Effect of wall proximity on the lateral thermocapillary migration of droplet rising in a quiescent liquid

Abstract

A numerical study is performed to observe the effect of lateral wall proximity on the thermocapillary migration of a droplet. Three-dimensional simulations of the droplet with lateral wall proximity show that the droplet is pulled toward the wall for larger temperature gradients in the ambient and pushed away from the wall at smaller temperature gradients. Parametric studies carried out for migration of a droplet in the vicinity of a wall in a two-dimensional domain show that the droplet behavior is similar to the three-dimensional domain. At different temperature gradients, the final lateral distance of the droplet from the wall does not vary monotonically. The interaction of the temperature field at the leading and trailing ends of the migrating droplet with the wall explains the observed behavior.

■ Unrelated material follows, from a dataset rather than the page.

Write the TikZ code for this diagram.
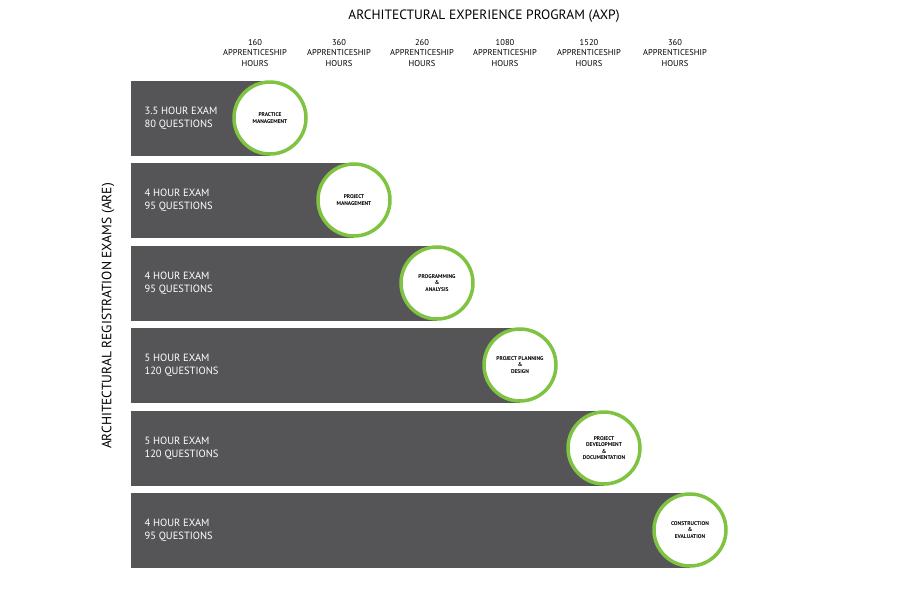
\documentclass[tikz,border=0pt]{standalone}
\usepackage{fontspec}
\setmainfont{PT Sans}
\begin{document}
\begin{tikzpicture}[x=1pt,y=-1pt,
 bar/.style={fill=barc,draw=none},
 ring/.style={circle,draw=ringc,line width=3.5pt,fill=white,minimum size=72pt,inner sep=0pt,align=center,font=\fontsize{5.5}{6.5}\selectfont\bfseries},
 exam/.style={text=white,align=left,anchor=west,font=\fontsize{10.5}{13}\selectfont},
 hrs/.style={align=center,font=\fontsize{8.5}{10.5}\selectfont}]
\definecolor{barc}{HTML}{555557}
\definecolor{ringc}{HTML}{80C342}
\useasboundingbox (0,0) rectangle (900,600);
\node[font=\fontsize{13.5}{15}\selectfont] (title) at (484,16) {ARCHITECTURAL EXPERIENCE PROGRAM (AXP)};
\node[rotate=90,font=\fontsize{13.5}{15}\selectfont] (are) at (108,316) {ARCHITECTURAL REGISTRATION EXAMS (ARE)};
\foreach \i/\cx/\cy/\h/\e/\lab in {
 1/270/118/160/{3.5 HOUR EXAM\\80 QUESTIONS}/{PRACTICE\\MANAGEMENT},
 2/354/200/360/{4 HOUR EXAM\\95 QUESTIONS}/{PROJECT\\MANAGEMENT},
 3/437/283/260/{4 HOUR EXAM\\95 QUESTIONS}/{PROGRAMMING\\\&\\ANALYSIS},
 4/520/365/1080/{5 HOUR EXAM\\120 QUESTIONS}/{PROJECT PLANNING\\\&\\DESIGN},
 5/604/448/1520/{5 HOUR EXAM\\120 QUESTIONS}/{PROJECT\\DEVELOPMENT\\\&\\DOCUMENTATION},
 6/690/530/360/{4 HOUR EXAM\\95 QUESTIONS}/{CONSTRUCTION\\\&\\EVALUATION}}{
 \fill[barc] (131,\cy-37.5) rectangle (\cx,\cy+37.5);
 \node[exam] (e\i) at (141,\cy) {\e};
 \node[ring] (c\i) at (\cx,\cy) {\lab};
 \node[hrs] (h\i) at (\cx-15,53) {\h\\APPRENTICESHIP\\HOURS};
}
\end{tikzpicture}
\end{document}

An extensive parametric study is performed to understand the effect of the Marangoni number, Reynolds number, and property ratios on droplet migration near the wall. Variation in each parameter influences the evolution of temperature both within the droplet and in the ambient fluid. The asymmetric interfacial temperature variation due to the asymmetric evolution of internal circulation within the droplet is correlated with the lateral migration of the droplet. The observations made in the present work reveal physical mechanisms that influence the thermocapillary migration behavior of a droplet near a wall.